Streisand Sings ‘The Way We Were’ at The Oscars
Academy of Motion Picture Arts and Sciences

Barbra Streisand brought the Dolby Theatre to its feet on Sunday night when she stepped onto the Oscars stage for the first time in over a decade to honour Robert Redford with a performance of The Way We Were.

The 83-year-old, who has been effectively retired from live performance since 2019, appeared during the 98th Academy Awards' extended In Memoriam segment to pay tribute to her late co-star, who died on 16 September 2025 at his home in Sundance, Utah. He was 89, Variety reported.

Wearing a black gown, Streisand delivered a three-and-a-half-minute speech before singing roughly 40 seconds of the song that defined one of Hollywood's most celebrated on-screen partnerships.

Streisand's Rare Return to the Oscars Stage

Her appearance had been widely rumoured ahead of Sunday's ceremony, hosted by Conan O'Brien, but it still carried genuine weight. Streisand last performed at the Academy Awards on 24 February 2013, when she sang the same song as a tribute to composer Marvin Hamlisch during that year's In Memoriam segment.

This time, the stakes were different.

Streisand recalled how Redford initially turned down the role of Hubbell Gardiner in the 1973 Sydney Pollack-directed romance, saying the character 'had no backbone.' Numerous script rewrites followed before he finally agreed. 'He was a brilliant, subtle actor, and we had a wonderful time playing off each other because we never quite knew what the other one was going to do in a scene,' she told the audience.

She praised Redford's commitment beyond the screen. He defended press freedom, championed environmental causes, and nurtured independent filmmakers through the Sundance Institute he founded in 1981. Streisand noted that some of its alumni were up for awards that very evening.

'He was thoughtful and bold,' she said. 'I called him an intellectual cowboy who blazed his own trail and won the Academy Award for best director.'

The Last Note Streisand Wrote to Redford

The most arresting moment came when Streisand turned to the personal. She described Redford's decades-long habit of calling her 'Babs' - a nickname she resisted for years.

'He'd call me Babs, and I'd say, Bob, you know, do I look like a Babs? I'm not a Babs!' she said, drawing laughter from the crowd. 'But the way he said it made me laugh.'

She then recounted a phone call from years later. The two had been chatting about their usual subjects - politics, art, and their shared love of the painter Modigliani. As they prepared to hang up, Redford said: 'Babs, I love you dearly, and I always will.'

In a moment that hushed the theatre, Streisand revealed that the last note she ever wrote to Redford ended with the words 'I love you too.' She signed it 'Babs.'

The orchestra swelled. An image of Redford filled the screen, accompanied by one of his quotes: 'The glory of art is that it can not only survive change, it can lead it.' Standing behind a podium with her own conductor in the aisle, Streisand picked up a microphone and sang the closing lines of the song. The audience gave her a standing ovation, Billboard reported.

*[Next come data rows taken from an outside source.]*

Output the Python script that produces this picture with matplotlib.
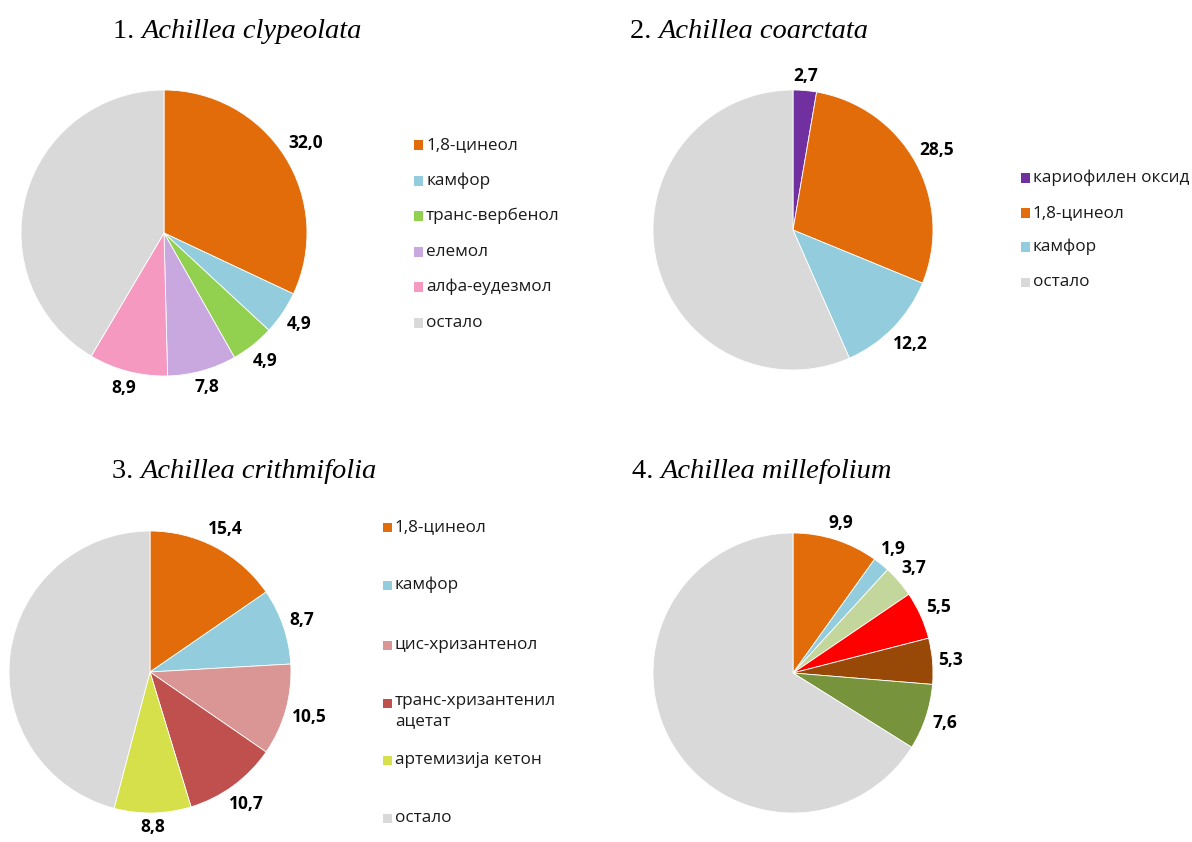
import numpy as np
import matplotlib
matplotlib.use("Agg")
import matplotlib.pyplot as plt
from matplotlib.patches import Rectangle

W, H = 1192, 842

# essential-oil composition (%) of four Achillea species
names = ["Achillea clypeolata", "Achillea coarctata",
         "Achillea crithmifolia", "Achillea millefolium"]

comp1 = ["1,8-цинеол", "камфор", "транс-вербенол", "елемол", "алфа-еудезмол"]
vals1 = [32.0, 4.9, 4.9, 7.8, 8.9]

comp2 = ["кариофилен оксид", "1,8-цинеол", "камфор"]
vals2 = [2.7, 28.5, 12.2]

comp3 = ["1,8-цинеол", "камфор", "цис-хризантенол",
         "транс-хризантенил\nацетат", "артемизија кетон"]
vals3 = [15.4, 8.7, 10.5, 10.7, 8.8]

vals4 = [9.9, 1.9, 3.7, 5.5, 5.3, 7.6]

rest_label = "остало"

ORANGE, CYAN, GREY = "#E36C0A", "#93CDDD", "#D9D9D9"
colors1 = [ORANGE, CYAN, "#92D050", "#C9A8E0", "#F599C1"]
colors2 = ["#7030A0", ORANGE, CYAN]
colors3 = [ORANGE, CYAN, "#D99694", "#C0504D", "#D5E04A"]
colors4 = [ORANGE, CYAN, "#C3D69B", "#FF0000", "#984807", "#77933C"]

LABEL_FONT = dict(family="Open Sans", fontsize=12.5, fontweight="bold", color="black")
LEGEND_FONT = dict(family="Open Sans", fontsize=12.3, color="#1a1a1a")
TITLE_SIZE = 20.5

fig = plt.figure(figsize=(W / 100, H / 100), dpi=100)
renderer = fig.canvas.get_renderer()


def fx(x):
    return x / W


def fy(y):
    return 1 - y / H


def draw_pie(cx, cy, r, vals, colors, half=240, gap=5):
    ax = fig.add_axes([fx(cx - half), fy(cy + half), 2 * half / W, 2 * half / H])
    data = list(vals) + [100 - sum(vals)]
    wedges, _ = ax.pie(data, colors=list(colors) + [GREY], startangle=90,
                       counterclock=False,
                       wedgeprops=dict(edgecolor="white", linewidth=0.6))
    lim = half / r
    ax.set_xlim(-lim, lim)
    ax.set_ylim(-lim, lim)
    ax.axis("off")
    # value labels just outside each slice (except the remainder)
    for w, v in zip(wedges[:-1], vals):
        th = np.deg2rad((w.theta1 + w.theta2) / 2)
        t = ax.text(0, 0, f"{v:.1f}".replace(".", ","), ha="center",
                    va="center", **LABEL_FONT)
        bb = t.get_window_extent(renderer)
        d = r + gap + bb.width / 2 * abs(np.cos(th)) + bb.height / 2 * abs(np.sin(th))
        t.set_position((d / r * np.cos(th), d / r * np.sin(th)))
    return ax


def draw_legend(x, ys, labels, colors, size=9):
    for y, lab, c in zip(ys, labels, colors):
        fig.add_artist(Rectangle((fx(x), fy(y + size / 2)), size / W, size / H,
                                 transform=fig.transFigure, facecolor=c,
                                 edgecolor="none"))
        if "\n" in lab:
            # wrapped entry: first line sits on the slot, the rest hangs below
            fig.text(fx(x + size + 3), fy(y - 10), lab, ha="left", va="top",
                     linespacing=1.35, **LEGEND_FONT)
        else:
            fig.text(fx(x + size + 3), fy(y), lab, ha="left", va="center",
                     **LEGEND_FONT)


def draw_title(x, y, num, name):
    t = fig.text(fx(x), fy(y), f"{num}. ", ha="left", va="baseline",
                 family="Liberation Serif", fontsize=TITLE_SIZE)
    bb = t.get_window_extent(renderer)
    fig.text(bb.x1 / W, fy(y), name, family="Liberation Serif",
             fontsize=TITLE_SIZE, style="italic", ha="left", va="baseline")


draw_title(113, 38, 1, names[0])
draw_title(630, 38, 2, names[1])
draw_title(112, 478, 3, names[2])
draw_title(632, 478, 4, names[3])

draw_pie(164, 233, 143, vals1, colors1)
draw_pie(793, 230, 140, vals2, colors2)
draw_pie(150, 672, 141, vals3, colors3)
draw_pie(793, 673, 140, vals4, colors4)

draw_legend(414, [145, 181, 216, 252, 287, 323], comp1 + [rest_label], colors1 + [GREY])
draw_legend(1021, [178, 213, 247, 282], comp2 + [rest_label], colors2 + [GREY])
draw_legend(383, [527, 585, 645, 703, 760, 818], comp3 + [rest_label], colors3 + [GREY])

fig.savefig("out.png", dpi=100, facecolor="white")
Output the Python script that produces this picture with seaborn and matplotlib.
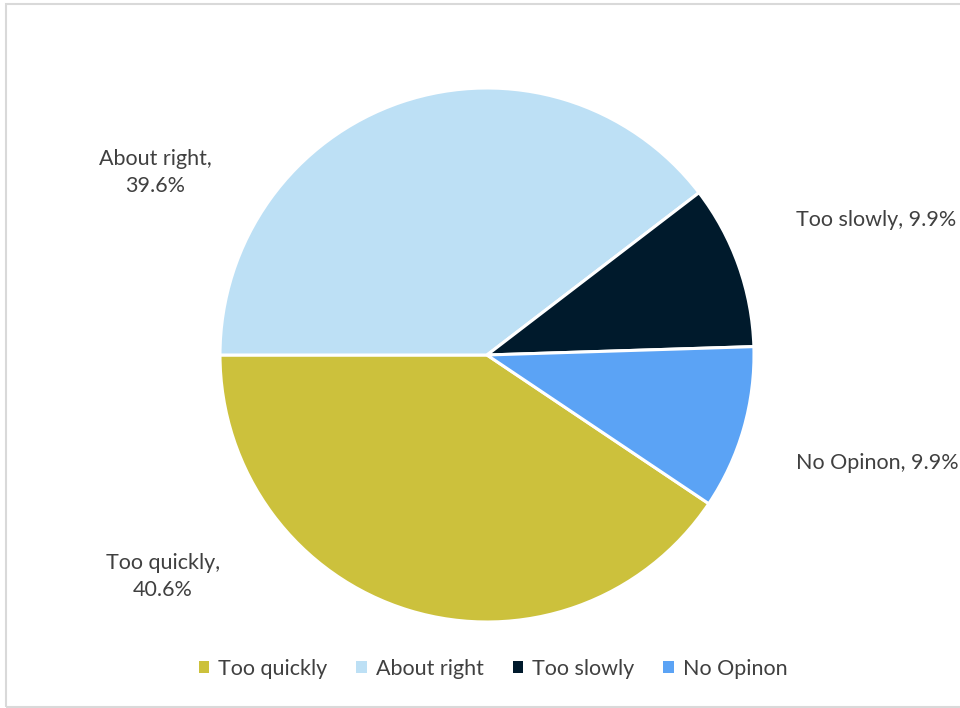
import matplotlib
matplotlib.use("Agg")
import matplotlib.pyplot as plt
import seaborn as sns
from matplotlib.patches import Rectangle, Patch

sns.set_theme(style="white")
plt.rcParams['font.family'] = ['Lato', 'DejaVu Sans']

categories = ["Too quickly", "About right", "Too slowly", "No Opinon"]
values = [40.6, 39.6, 9.9, 9.9]
colors = ["#CCC13C", "#BDE0F5", "#001A2C", "#5BA3F5"]
label_texts = ["Too quickly,\n40.6%", "About right,\n39.6%", "Too slowly, 9.9%", "No Opinon, 9.9%"]
# label anchor offsets relative to pie centre (in radius units)
label_pos = [(-1.213, -0.831), (-1.243, 0.685), (1.457, 0.506), (1.461, -0.404)]

W, H = 960, 708
fig = plt.figure(figsize=(W / 100, H / 100), dpi=100)
ax = fig.add_axes([0, 0, 1, 1])

cx, cy, r = 487, 355, 267
start = 180 + values[0] / sum(values) * 360
wedges, _ = ax.pie(values, colors=colors, startangle=start, counterclock=False,
                   wedgeprops=dict(edgecolor="white", linewidth=2.2), radius=1.0)
ax.set_xlim(-cx / r, (W - cx) / r)
ax.set_ylim(-(H - cy) / r, cy / r)
ax.set_aspect('auto')
ax.axis('off')

for txt, (x, y) in zip(label_texts, label_pos):
    ax.text(x, y, txt, ha="center", va="center", fontsize=15.5, color="#404040",
            linespacing=1.45)

handles = [Patch(facecolor=c, edgecolor="none") for c in colors]
fig.legend(handles, categories, loc="center", bbox_to_anchor=(493 / W, 1 - 669 / H),
           ncol=4, frameon=False, fontsize=15.5, handlelength=0.5, handleheight=0.5,
           handletextpad=0.4, columnspacing=1.35, labelcolor="#404040")

fig.patches.append(Rectangle((6 / W, 1.5 / H), 1.2, 1 - 5.5 / H, transform=fig.transFigure,
                             fill=False, edgecolor="#D9D9D9", linewidth=1.5))

fig.savefig("out.png", dpi=100, facecolor="white")
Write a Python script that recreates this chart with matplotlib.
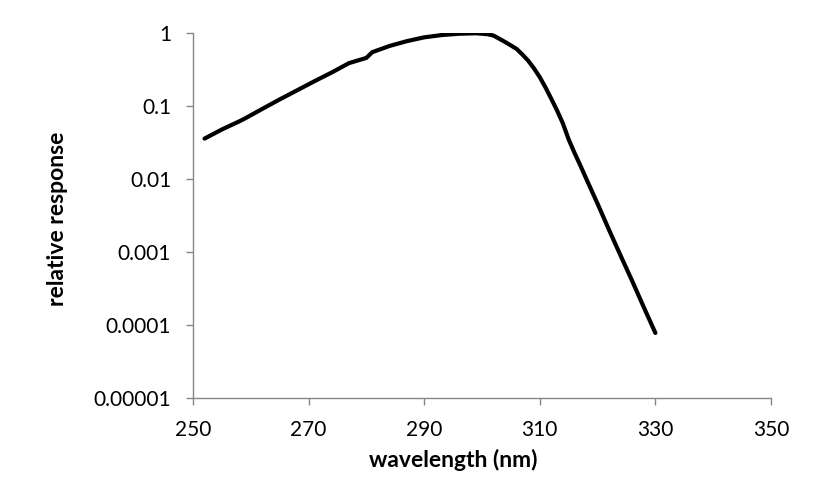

The song, written by Alan and Marilyn Bergman and Hamlisch, won the Oscar for best original song at the 46th Academy Awards in 1974. It spent three weeks at number one on the Billboard Hot 100 and was inducted into the Grammy Hall of Fame in 2008.

Redford won the best director Oscar for Ordinary People in 1980 and received an honorary Academy Award in 2002 - presented, fittingly, by Streisand herself. He went on to reshape independent cinema through Sundance, mentoring filmmakers including Quentin Tarantino and Paul Thomas Anderson.

The extended In Memoriam segment, which broke from the ceremony's traditional format, also featured Billy Crystal paying tribute to director Rob Reiner, who died alongside his wife, Michele Singer Reiner, on 14 December 2025.

Rachel McAdams honoured Catherine O'Hara, with additional tributes to Diane Keaton, among others.